After being charged by the AIU on 10 August, Karam admitted the ADRV and signed an acceptance of consequences form on 16 August. The AIU said that as Karam hasn’t demonstrated that the ADRV wasn’t intentional (i.e. it was intentional), the standard sanction is four years. 

However, ‘Rule 10.8.1 ADR provides that an athlete potentially subject to an asserted period of Ineligibility of four (4) years may benefit from a one (1)-year reduction in the period of Ineligibility based on an early admission and acceptance of sanction’, it adds. As such, Karam was sanctioned1 with a three year ban from 30 March 2021, the date of his provisional suspension.

Racheal Mutgaa, a Kenyan Marathon runner, returned an AAF for metabolites of exogenous (external, or ‘synthetic’) testosterone at the Milan Marathon on 16 May. After being notified of her AAF on 3 August, Mutgaa admitted her ADRV on 10 August. She also received2 a one year reduction to the standard four year ban for the same reasons as Karam, which will run for three years from 3 August.

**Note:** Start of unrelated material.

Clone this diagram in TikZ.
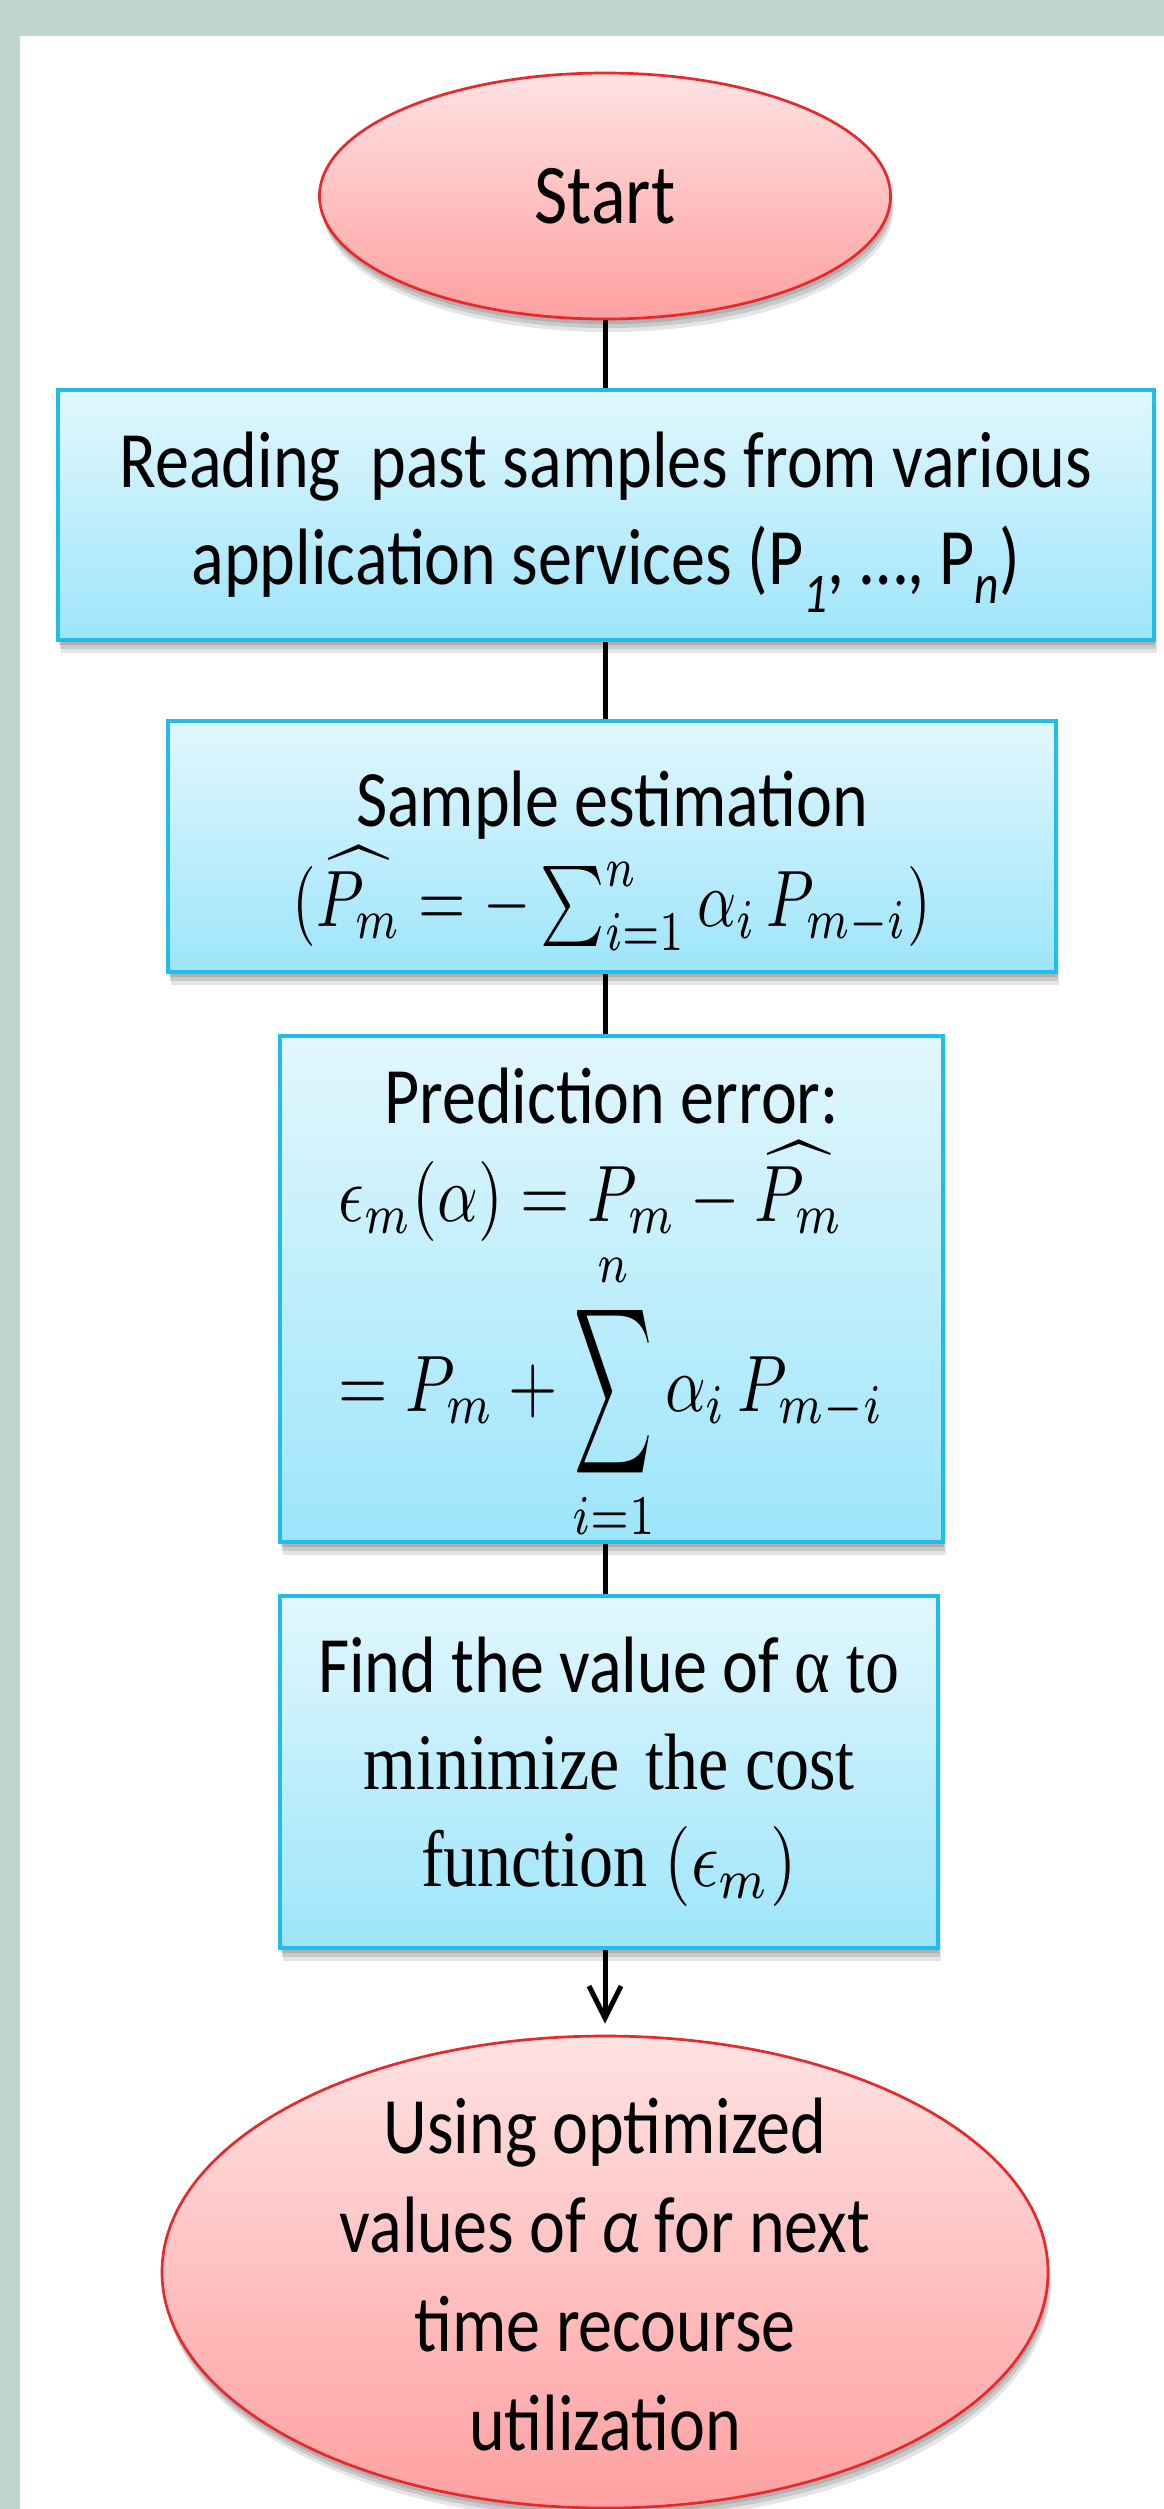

It’s not about doping – it’s about rules

To sum up; two athletes were caught using prohibited substances commonly used to cheat in sport after testing positive in competition. Only after being notified that they had tested positive did they admit their ADRVs and due to their admission, they received a one year reduction in their ban. In Karam’s case, his reduced ban was backdated to the date of his provisional suspension, despite no indication of any investigation into whether his story about being given ‘multivitamins’ at a gym was true3.

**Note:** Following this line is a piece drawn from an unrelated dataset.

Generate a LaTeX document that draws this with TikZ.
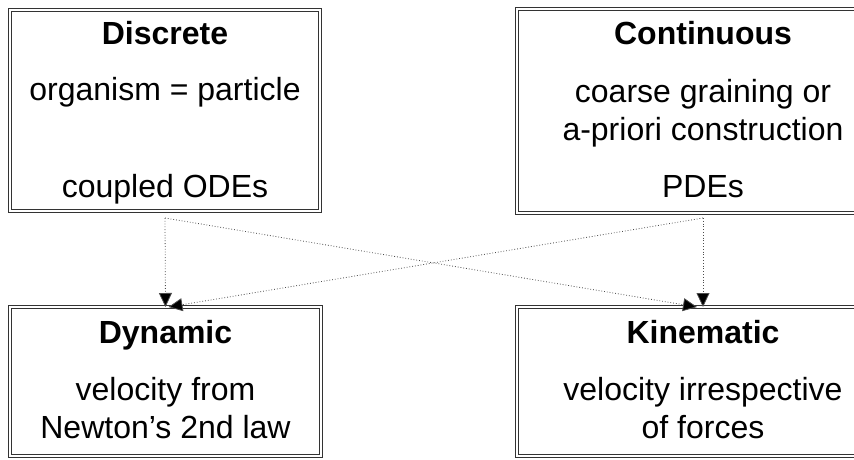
\documentclass[tikz,border=0pt]{standalone}
\usepackage{fontspec}
\setmainfont{Liberation Sans}
\usetikzlibrary{arrows.meta}
\begin{document}
\begin{tikzpicture}[x=1pt,y=-1pt,
  box/.style={draw=black!80, line width=1.8pt, double=white, double distance=1.3pt,
    rectangle, inner sep=0pt, outer sep=0pt},
  title/.style={anchor=base, inner sep=0pt, font=\fontsize{32}{38}\selectfont\bfseries},
  body/.style={anchor=base, inner sep=0pt, font=\fontsize{32}{38}\selectfont},
  link/.style={draw=black!70, line width=0.8pt, dotted,
    -{Triangle[length=14pt,width=13pt,fill=black]}}]
\useasboundingbox (0,0) rectangle (854,460);
\clip (0,0) rectangle (854,460);

% boxes
\node[box, minimum width=310pt, minimum height=201pt] (disc) at (165,110.5) {};
\node[box, minimum width=372pt, minimum height=204pt] (cont) at (703,111) {};
\node[box, minimum width=311pt, minimum height=149pt] (dyn) at (165.5,381.5) {};
\node[box, minimum width=372pt, minimum height=149pt] (kin) at (703,381.5) {};

% Discrete
\node[title] (discT) at (165,45) {Discrete};
\node[body] (discA) at (165,100) {organism = particle};
\node[body] (discB) at (165,197) {coupled ODEs};

% Continuous
\node[title] (contT) at (703,45) {Continuous};
\node[body] (contA) at (703,102) {coarse graining or};
\node[body] (contB) at (703,140) {a-priori construction};
\node[body] (contC) at (703,197) {PDEs};

% Dynamic
\node[title] (dynT) at (165.5,343) {Dynamic};
\node[body] (dynA) at (165.5,400) {velocity from};
\node[body] (dynB) at (165.5,438) {Newton’s 2nd law};

% Kinematic
\node[title] (kinT) at (703,343) {Kinematic};
\node[body] (kinA) at (703,400) {velocity irrespective};
\node[body] (kinB) at (703,438) {of forces};

% connector ends
\coordinate (discOut) at ([yshift=-7pt]disc.south);
\coordinate (contOut) at ([yshift=-5pt]cont.south);

\draw[link] (discOut) -- (dyn.north);
\draw[link] (discOut) -- ([xshift=-6pt]kin.north);
\draw[link] (contOut) -- (kin.north);
\draw[link] (contOut) -- ([xshift=3pt]dyn.north);
\end{tikzpicture}
\end{document}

Mark Dry admitted inventing a story about going fishing after DCOs couldn’t find him at his home address. He was a member of the UK Athletics (UKA) Domestic Testing Pool (DTP). As such, even if he had committed three ‘whereabouts’ failures or his conduct had been considered especially egregious, he would only have been bumped up to the Registered Testing Pool (RTP) where his ‘whereabouts’ would have been reset to zero, and three more strikes in 12 months would have resulted in an ADRV.

After being correctly told by UKAD that there would be ‘no consequences’ for his DTP filing failure, UKAD threatened with an eight year ban for ‘Tampering’ with doping control, and sanctioned him with a four year ban. Under the 2021 Code he was able to apply to have his four year ban halved if he was able to demonstrate ‘exceptional circumstances’, however UK Anti-Doping (UKAD) was only prepared to reduce his ban to 28 months and refused to backdate it.

Of course, lying to Doping Control is wrong and should be punished, especially when the athlete concerned is attempting to avoid being sanctioned for an ADRV. However, Dry wasn’t trying to avoid an ADRV. As UKAD correctly informed him, he was a member of the DTP and couldn’t have been sanctioned with an ADRV for a ‘whereabouts’ filing failure. There was no suggestion from UKAD that he had used prohibited substances. 

Athletes also need to be given credit for early admission of doping offences. However, in cases where they’ve literally been caught doping in competition, is it ethical to allow a one year reduction for admission after having been caught? It is hard to avoid the conclusion that this provision is only in place so that anti-doping organisations (ADOs) can avoid the cost of pursuing cases.

Karam received a three year backdated ban after having been caught intentionally doping in competition. Mutgaa was also caught doping in competition, and received a three year ban for later admitting it. Dry admitted lying in a situation that wouldn’t involve a doping ban, and received a four year ban following his admission. The cases illustrate just how far anti-doping has evolved into banning athletes in order to enforce anti-doping rules, rather than punishing intentional users of prohibited substances. 


1. The Full Decision is available here: https://www.athleticsintegrity.org/downloads/pdfs/disciplinary-process/en/210818-AIU-21-010-KARAM_DECISION_FINAL.pdf
2. The Full Decision is available here: https://www.athleticsintegrity.org/downloads/pdfs/disciplinary-process/en/210817-AIU-21-123-MUTGAA_DECISION_FINAL.pdf
3. The Athletics Integrity Unit has been asked if it investigated whether Karam’s explanation was true.